Falta de novos talentos

A marinha mercante perdeu seu fascínio e atratividade: enquanto nos anos 60 do século passado ainda era possível encontrar até 600 marinheiros suíços nas embarcações, hoje eles não passam de meia dúzia.

O resto da tripulação vem de outros países, a maior parte das Filipinas. “A razão é puramente financeira”, conclui Isler. “Eles trabalham pela metade do salário que se pagaria a um suíço, um salário aceitável”.

O coro de marujos também luta para encontrar novos membros. O tempo embarcado, até poucos anos atrás uma condição obrigatória para a adesão ao coro, foi anulada nos últimos anos.

Os ensaios se transformaram em uma necessidade na vida dos ex-marinheiros. Nesses momentos eles não apenas cantam, mas também trocam revistas, informações e, sobretudo, lembranças.

“Sem o ensaio semanal eu teria um branco na minha agenda. Aqui podemos falar pelos cotovelos. Somos como um pequeno povo, marcado pelo mar e pelas terras distantes”, emociona-se Tresch.

swissinfo, Corinne Buchser

O coro de marinheiros “Störtebekers” foi fundado em 1962 juntamente com o “Clube de Marinheiros da Suíça”.

Atualmente o coro dispõe de vinte membros, incluindo também dois acordeonistas. A grande parte trabalhou durante muitos anos em frotas de alto mar e de navegação no rio Reno.

O nome do coro é originário da lenda do perigoso pirata Störtebeker, um termo do dialeto alemão “Plattdeutsch” que significa algo como “derrube o prato”. Störtebeker foi decapitado em 1401.

No total existem 35 navios trafegando nos mares sob a bandeira suíça.

A frota marítima helvética foi criada durante a II. Guerra Mundial para assegurar o abastecimento do país.
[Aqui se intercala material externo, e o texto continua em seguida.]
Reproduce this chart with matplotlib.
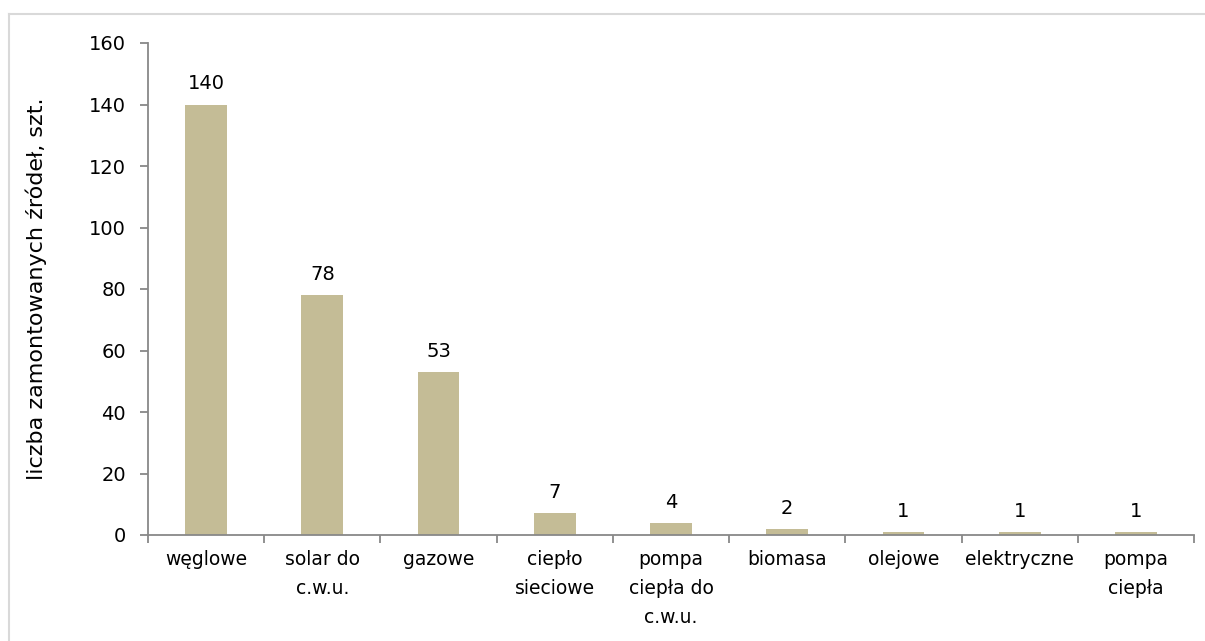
import matplotlib
matplotlib.use("Agg")
import matplotlib.pyplot as plt
import numpy as np
from matplotlib.lines import Line2D

categories = ["węglowe", "solar do\nc.w.u.", "gazowe", "ciepło\nsieciowe",
              "pompa\nciepła do\nc.w.u.", "biomasa", "olejowe", "elektryczne", "pompa\nciepła"]
values = [140, 78, 53, 7, 4, 2, 1, 1, 1]
y_ticks = [0, 20, 40, 60, 80, 100, 120, 140, 160]
y_label = "liczba zamontowanych źródeł, szt."

plt.rcParams['font.family'] = ['DejaVu Sans']
fs = 14
fig = plt.figure(figsize=(12.05, 6.41), dpi=100)
ax = fig.add_axes([148/1205, 106/641, (1194-148)/1205, (535-43)/641])

x = np.arange(len(categories))
ax.bar(x, values, width=0.36, color="#C4BC96", zorder=2)
for xi, v in zip(x, values):
    ax.annotate(str(v), (xi, v), xytext=(0, 8), textcoords="offset points",
                ha="center", va="bottom", fontsize=fs, color="black")

ax.set_xlim(-0.5, len(categories) - 0.5)
ax.set_ylim(0, 160)
ax.set_yticks(y_ticks)
ax.set_xticks(np.arange(len(categories) + 1) - 0.5)
ax.set_xticklabels([])
ax.set_xticks(x, minor=True)
ax.set_xticklabels(categories, minor=True, fontsize=13.5, linespacing=1.65, va="top")
ax.tick_params(axis="x", which="major", length=6, color="#888888", direction="out", width=1.3)
ax.tick_params(axis="x", which="minor", length=0, pad=11)
ax.tick_params(axis="y", length=6, color="#888888", direction="out", width=1.3, labelsize=fs, pad=10)
for s in ["top", "right"]:
    ax.spines[s].set_visible(False)
for s in ["left", "bottom"]:
    ax.spines[s].set_color("#888888")
    ax.spines[s].set_linewidth(1.3)
ax.set_ylabel(y_label, fontsize=16, labelpad=30)

# outer chart border (left and top visible)
fig.add_artist(Line2D([9/1205, 9/1205], [0, 1 - 14/641], transform=fig.transFigure, color="#D9D9D9", lw=1.5))
fig.add_artist(Line2D([9/1205, 1], [1 - 14/641, 1 - 14/641], transform=fig.transFigure, color="#D9D9D9", lw=1.5))

fig.savefig("out.png", dpi=100)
Atualmente as embarcações garantem não apenas o abastecimento em tempos de crise, mas também as exportações suíças.

As empresas suíças de marinha mercante são obrigadas a disponibilizar seus navios ao governo em caso de necessidade. Em troca este garante às companhias o credito na compra de novas embarcações.

A Basiléia é o porto de matrícula dos navios sob a bandeira suíça.

Em relação à polêmica sobre o envio de soldados suíços à costa da Somália, Pitt Isler e Markus Tresch acreditam ser possível o emprego destes à bordo de navios suíços.

“No início esses soldados teriam algum enjôo, mas depois isso passaria”, ironiza Isler. Segundo Tresch, também a falta de experiência marítima poderia ser um problema, assim como os termos especiais de comando na embarcação.

Ataques de piratas são problemáticos para tripulações não armadas, acredita Islar. Porém ele acredita que soldados embarcados poderiam afugentar os criminosos.

Os dois ex-marinheiros nunca foram perseguidos por piratas, mas na África e no Haiti sempre houve nativos que tentavam penetrar nos navios através das correntes das âncoras. “Nesse caso golpeávamos seis dedps com uma barra de ferro”, conta Isler.